Cryptocurrencies, such as Bitcoin, Ethereum, and others, have gained significant attention in recent years due to their potential for revolutionizing the financial industry. However, along with their advantages, cryptocurrencies also pose unique challenges when it comes to anti-money laundering (AML) regulations. AML regulations are designed to prevent money laundering and other illegal activities, such as terrorist financing, by requiring financial institutions to identify and verify the identity of their customers and report suspicious transactions. In this article, we will explore the intersection of cryptocurrencies and AML regulations, discussing the main challenges, current regulatory landscape, and potential solutions.

Challenges of AML in Cryptocurrencies:

Anonymity and Pseudonymity: One of the key challenges of AML regulations in the context of cryptocurrencies is the anonymity and pseudonymity associated with transactions. Unlike traditional financial systems, where transactions are conducted through banks and other regulated intermediaries, cryptocurrency transactions are decentralized and recorded on a public ledger, known as the blockchain. While the blockchain provides transparency and immutability, it also allows users to transact without revealing their true identity, making it difficult to track and trace illicit activities.
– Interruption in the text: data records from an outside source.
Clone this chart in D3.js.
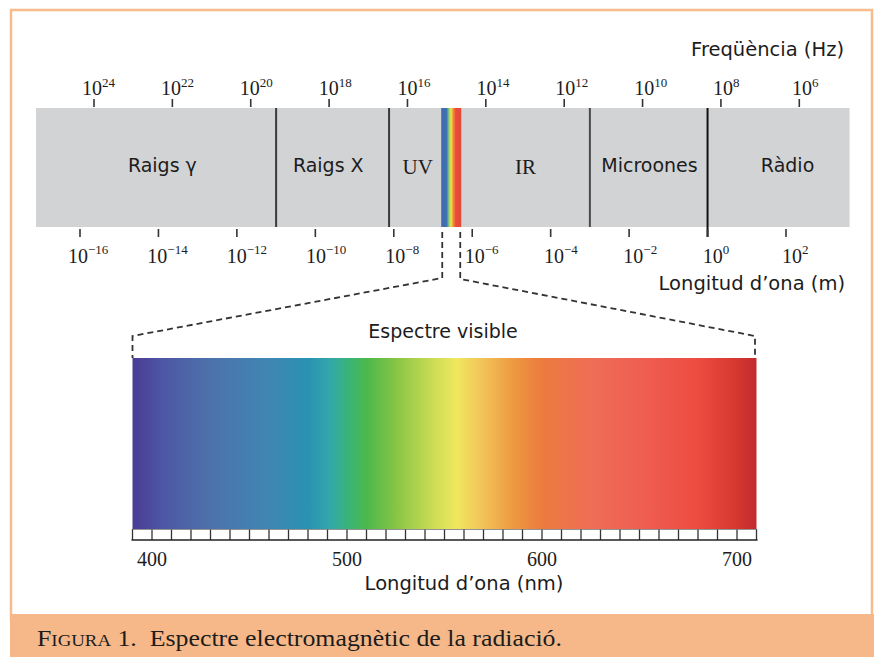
<!DOCTYPE html>
<html><head><meta charset="utf-8">
<script src="https://cdn.jsdelivr.net/npm/d3@7"></script>
<style>body{margin:0;background:#fff}svg{display:block}</style>
</head><body>
<script>
// ---- data ----
const freqExponents = [24, 22, 20, 18, 16, 14, 12, 10, 8, 6];
const waveExponents = [-16, -14, -12, -10, -8, -6, -4, -2, 0, 2];
const bandNames = ["Raigs γ", "Raigs X", "UV", "IR", "Microones", "Ràdio"];
const bandLabelLogL = [-13.9, -9.67, -7.39, -4.64, -1.48, 2.04];
const bandSerif = [false, false, true, true, false, false];
const bandBoundsLogL = [-11, -8.12, -3, 0];
const bandBoundColors = ["#3a3a3a", "#3a3a3a", "#4a4a4a", "#111"];
const barExtentLogL = [-17.12, 3.62];
const visibleStripLogL = [-6.79, -6.28];
const stripOffsets = [0, 0.27, 0.34, 0.42, 0.5, 0.58, 0.72, 1];
const stripColors = ["#3f68b0", "#3f74b0", "#5db0a0", "#b9d84a", "#f2e04c", "#f29a3e", "#e94e38", "#e4473a"];
const nmLabels = [400, 500, 600, 700];
const nmTicks = [390,400,410,420,430,440,450,460,470,480,490,500,510,520,530,540,550,560,570,580,590,600,610,620,630,640,650,660,670,680,690,700,710];
const nmExtent = [390, 710];
const spectrumNm = [390, 405, 430, 460, 480, 492, 500, 510, 525, 545, 556, 568, 585, 600, 625, 655, 680, 700, 710];
const spectrumColors = ["#4a3b96","#4d56a4","#4d72ab","#3f86b3","#2a92b3","#33a8a8","#38b37c","#4cb84b","#86c545","#cfdd56","#efe85e","#f2c75a","#ee9a41","#ec7b3e","#ee6e56","#ef5c50","#ec4c40","#d5372f","#c22b2e"];

const W = 874, H = 657;
const svg = d3.select("body").append("svg").attr("width", W).attr("height", H);

// scales
const xFreq = d3.scaleLinear().domain([24, 6]).range([94, 799.3]);
const xFreqLabel = d3.scaleLinear().domain([24, 6]).range([82, 792]);
const xWave = d3.scaleLinear().domain([-16, 2]).range([80, 786]);
const xWaveLabel = d3.scaleLinear().domain([-16, 2]).range([68, 782]);
const xNm = d3.scaleLinear().domain([400, 700]).range([152, 737]);
const colorNm = d3.scaleLinear().domain(spectrumNm).range(spectrumColors);

const sans = "'DejaVu Sans', Verdana, sans-serif";
const serif = "'Liberation Serif', 'Times New Roman', serif";
const ink = "#1c1c1c";

// frame
const frameCol = "#f7bb8c";
svg.append("rect").attr("x", 11).attr("y", 10).attr("width", 861).attr("height", 610)
  .attr("fill", "#fff").attr("stroke", frameCol).attr("stroke-width", 2.5);
svg.append("rect").attr("x", 10).attr("y", 614).attr("width", 864).attr("height", 43).attr("fill", "#f6b888");

// defs
const defs = svg.append("defs");
const gStrip = defs.append("linearGradient").attr("id", "strip");
gStrip.selectAll("stop").data(stripOffsets).join("stop")
  .attr("offset", d => d).attr("stop-color", (d, i) => stripColors[i]);
const gSpec = defs.append("linearGradient").attr("id", "spec");
gSpec.selectAll("stop").data(spectrumNm).join("stop")
  .attr("offset", d => (d - nmExtent[0]) / (nmExtent[1] - nmExtent[0]))
  .attr("stop-color", d => colorNm(d));

// EM bar
const barTop = 108, barBot = 227;
svg.append("rect").attr("x", xWave(barExtentLogL[0])).attr("y", barTop)
  .attr("width", xWave(barExtentLogL[1]) - xWave(barExtentLogL[0])).attr("height", barBot - barTop)
  .attr("fill", "#d2d3d5");
svg.append("rect").attr("x", xWave(visibleStripLogL[0])).attr("y", barTop)
  .attr("width", xWave(visibleStripLogL[1]) - xWave(visibleStripLogL[0])).attr("height", barBot - barTop)
  .attr("fill", "url(#strip)");

// band boundaries
svg.selectAll(".bound").data(bandBoundsLogL).join("line")
  .attr("x1", d => xWave(d)).attr("x2", d => xWave(d))
  .attr("y1", barTop).attr("y2", (d, i) => i === 3 ? 237 : barBot)
  .attr("stroke", (d, i) => bandBoundColors[i]).attr("stroke-width", 2);

// band labels
svg.selectAll(".band").data(bandNames).join("text")
  .attr("x", (d, i) => xWave(bandLabelLogL[i])).attr("y", (d, i) => bandSerif[i] ? 174 : 172)
  .attr("text-anchor", "middle")
  .attr("font-family", (d, i) => bandSerif[i] ? serif : sans)
  .attr("font-size", (d, i) => bandSerif[i] ? 21 : 19)
  .attr("fill", ink).text(d => d);

// top ticks
svg.selectAll(".ft").data(freqExponents).join("line")
  .attr("x1", d => xFreq(d)).attr("x2", d => xFreq(d)).attr("y1", 99).attr("y2", 107)
  .attr("stroke", "#333").attr("stroke-width", 1.6);
const ftl = svg.selectAll(".ftl").data(freqExponents).join("text")
  .attr("x", d => xFreqLabel(d)).attr("y", 95)
  .attr("font-family", serif).attr("font-size", 20).attr("fill", ink);
ftl.append("tspan").text("10");
ftl.append("tspan").attr("dy", -8).attr("font-size", 13).text(d => d);

// bottom ticks
svg.selectAll(".wt").data(waveExponents).join("line")
  .attr("x1", d => xWave(d)).attr("x2", d => xWave(d)).attr("y1", 229).attr("y2", 237)
  .attr("stroke", "#333").attr("stroke-width", 1.6);
const wtl = svg.selectAll(".wtl").data(waveExponents).join("text")
  .attr("x", d => xWaveLabel(d)).attr("y", 263)
  .attr("font-family", serif).attr("font-size", 20).attr("fill", ink);
wtl.append("tspan").text("10");
wtl.append("tspan").attr("dy", -9).attr("font-size", 13).text(d => d < 0 ? "\u2212" + Math.abs(d) : d);

// axis titles
svg.append("text").attr("x", 844).attr("y", 56).attr("text-anchor", "end")
  .attr("font-family", sans).attr("font-size", 19.5).attr("fill", ink).text("Freqüència (Hz)");
svg.append("text").attr("x", 845).attr("y", 290).attr("text-anchor", "end")
  .attr("font-family", sans).attr("font-size", 19.5).attr("fill", ink).text("Longitud d\u2019ona (m)");

// visible spectrum
const specTop = 358, specBot = 529, tickBot = 540;
const sx0 = xNm(nmExtent[0]), sx1 = xNm(nmExtent[1]);
svg.append("rect").attr("x", sx0).attr("y", specTop).attr("width", sx1 - sx0).attr("height", specBot - specTop)
  .attr("fill", "url(#spec)");

// dashed zoom lines
const zoomPaths = [
  [[xWave(visibleStripLogL[0]) + 1, 232], [xWave(visibleStripLogL[0]) + 1, 278], [sx0, 336], [sx0, specTop]],
  [[xWave(visibleStripLogL[1]) - 1, 232], [xWave(visibleStripLogL[1]) - 1, 279], [sx1 - 1.5, 336], [sx1 - 1.5, specTop]]
];
svg.selectAll(".zp").data(zoomPaths).join("path")
  .attr("d", d => d3.line()(d))
  .attr("stroke", "#333").attr("stroke-width", 1.8).attr("stroke-dasharray", "6,4").attr("fill", "none");

svg.append("text").attr("x", 443).attr("y", 338).attr("text-anchor", "middle")
  .attr("font-family", sans).attr("font-size", 19).attr("fill", ink).text("Espectre visible");

// spectrum tick scale
svg.selectAll(".nt").data(nmTicks).join("line")
  .attr("x1", d => xNm(d)).attr("x2", d => xNm(d)).attr("y1", specBot).attr("y2", tickBot)
  .attr("stroke", "#333").attr("stroke-width", 1.3);
svg.append("line").attr("x1", sx0 - 1).attr("x2", sx1 + 1).attr("y1", tickBot).attr("y2", tickBot)
  .attr("stroke", "#222").attr("stroke-width", 1.6);
svg.append("line").attr("x1", sx0).attr("x2", sx1).attr("y1", specBot + 0.5).attr("y2", specBot + 0.5)
  .attr("stroke", "#777").attr("stroke-width", 0.8);

svg.selectAll(".nl").data(nmLabels).join("text")
  .attr("x", d => xNm(d)).attr("y", 566).attr("text-anchor", "middle")
  .attr("font-family", serif).attr("font-size", 20).attr("fill", ink).text(d => d);

svg.append("text").attr("x", 464).attr("y", 590).attr("text-anchor", "middle")
  .attr("font-family", sans).attr("font-size", 19.5).attr("fill", ink).text("Longitud d\u2019ona (nm)");

// caption
const cap = svg.append("text").attr("x", 37).attr("y", 646)
  .attr("font-family", serif).attr("font-size", 24).attr("fill", ink)
  .attr("textLength", 525).attr("lengthAdjust", "spacingAndGlyphs");
cap.append("tspan").text("F");
cap.append("tspan").attr("font-size", 17.5).text("IGURA");
cap.append("tspan").text(" 1.\u00a0\u00a0Espectre electromagnètic de la radiació.");
</script>
</body></html>
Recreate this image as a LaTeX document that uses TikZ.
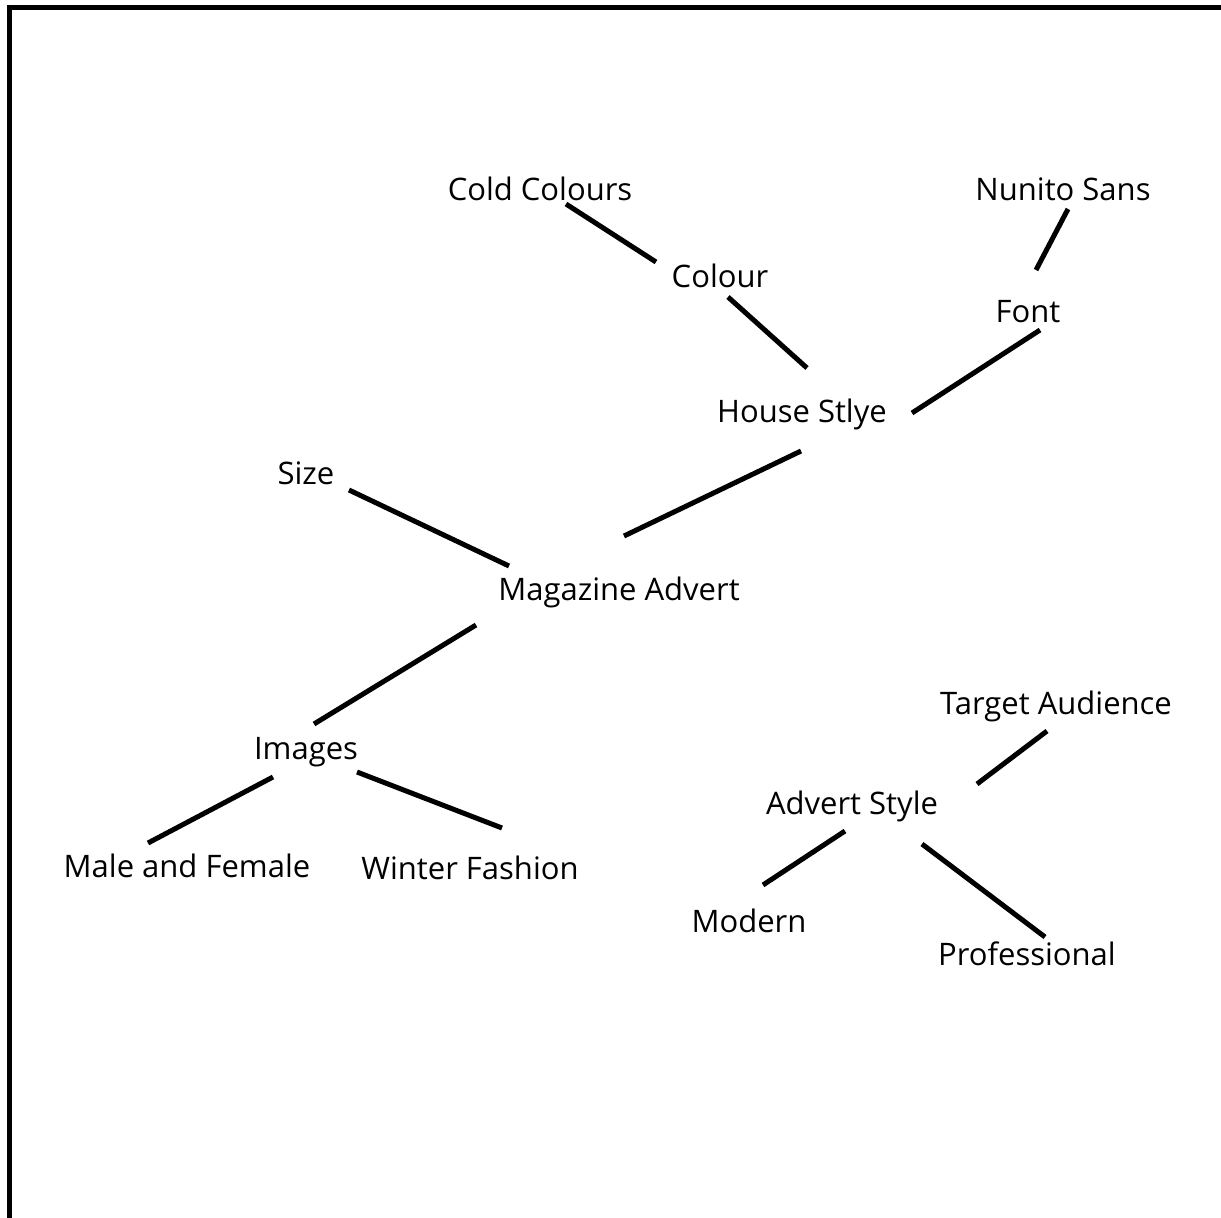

Global Nature of Cryptocurrencies: Cryptocurrencies are not confined by geographical borders, and transactions can be conducted across jurisdictions with ease. This poses challenges for regulators as different countries have varying AML regulations and enforcement mechanisms, creating loopholes for money launderers to exploit. Additionally, the lack of a centralized regulatory body for cryptocurrencies makes it challenging to establish a uniform set of AML regulations globally.

Technological Complexity: Cryptocurrencies are based on complex technological protocols, and the constantly evolving nature of the technology makes it challenging for regulators to keep up with the advancements. For instance, privacy-focused cryptocurrencies, such as Monero and Zcash, utilize sophisticated encryption techniques that obfuscate transaction details, making it difficult to identify the parties involved in the transaction and trace the flow of funds.

Regulatory Landscape: Many countries have recognized the need to regulate cryptocurrencies from an AML perspective and have introduced regulatory frameworks to address the challenges associated with cryptocurrencies. For instance, the Financial Action Task Force (FATF), has issued guidelines that recommend countries to regulate cryptocurrencies under their AML regulations. These guidelines require virtual asset service providers, including cryptocurrency exchanges and wallet providers, to comply with AML requirements, including customer identification, reporting of suspicious transactions, and record-keeping.

Several countries, such as the United States, European Union, Japan, and Singapore, have implemented or proposed regulations that aim to bring cryptocurrencies under their AML regimes. These regulations typically require cryptocurrency exchanges and wallet providers to register with regulatory authorities, conduct customer due diligence (CDD), and report suspicious transactions. Failure to comply with these regulations may result in penalties, fines, or loss of license to operate.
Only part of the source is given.